Musical Couples

One of the summer cultural delights here in Seattle is the Chamber Music Festival, which brings musicians from all over the country to perform twelve concerts and twelve free half hour recitals [before the main concert] over a period of three weeks.

Chamber music, for those of you new to the form, is classical music played by a small group, one musician to a part — usually two, three or at the most five players, and mostly string instruments. Usually chamber music is performed in much smaller venues than a symphony; the music was originally designed to be played in a chamber, or parlor, or other setting modest in size. The feeling is much more intimate — you get to see each musician’s face and body language as he/she works through a part. You also get to see how the musicians work together, how they time what they are doing in harmony with the rest of the group.

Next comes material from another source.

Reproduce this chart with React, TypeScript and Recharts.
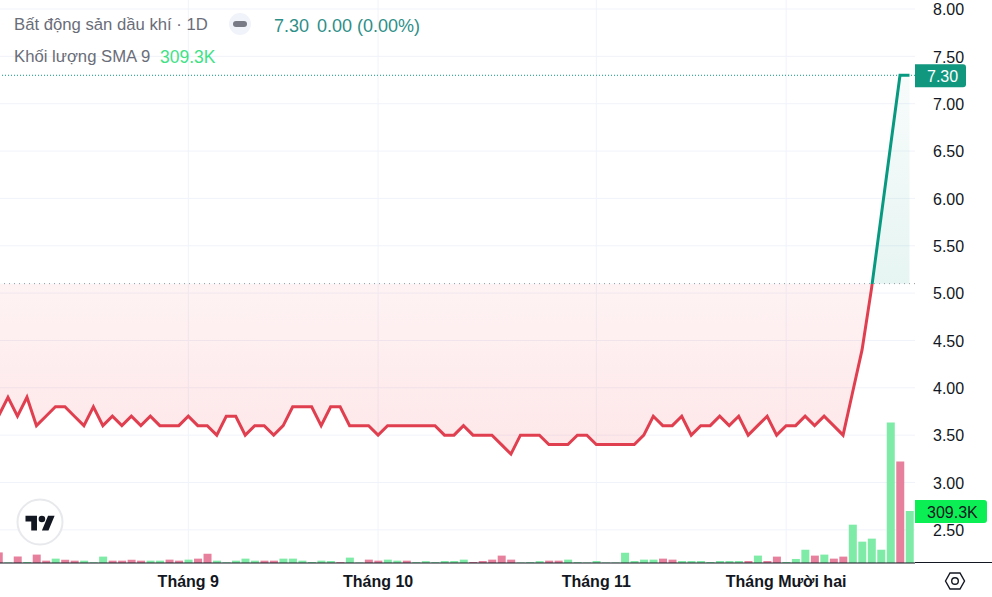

The Seattle Chamber Music Festival has been going on for some years. There seems to be a core group who come back every year; intermingled are new performers to the festival. That has led, interestingly, to the formation of “musical couples” — professional musicians who have met here in Seattle during their intense three week sojourn, fallen in love, married, and who sometimes now perform together. Ana Polonsky and Orion Weiss are both pianists. Jeewon Park is a pianist; her husband Edward Arron is a cellist. Erin Keefe is a violinist, and husband Osmo Vanska is a clarinetist.

I can imagine there are lots of plusses to being a two-musician couple: you both understand the practice and travel and performance requirements of a professional music career. I can also imagine some negatives, or at least challenges: tension might about if one partner’s career took off while the other one’s stalled.

Watching Erin Keefe and Osmo Vanska play together, though, I can say that it looks pretty great to be with a partner in performance and in life with whom you have deep harmony. The formation of musical couples is certainly an unintended consequence of the Chamber Music Festival, but it’s a delightful one nonetheless.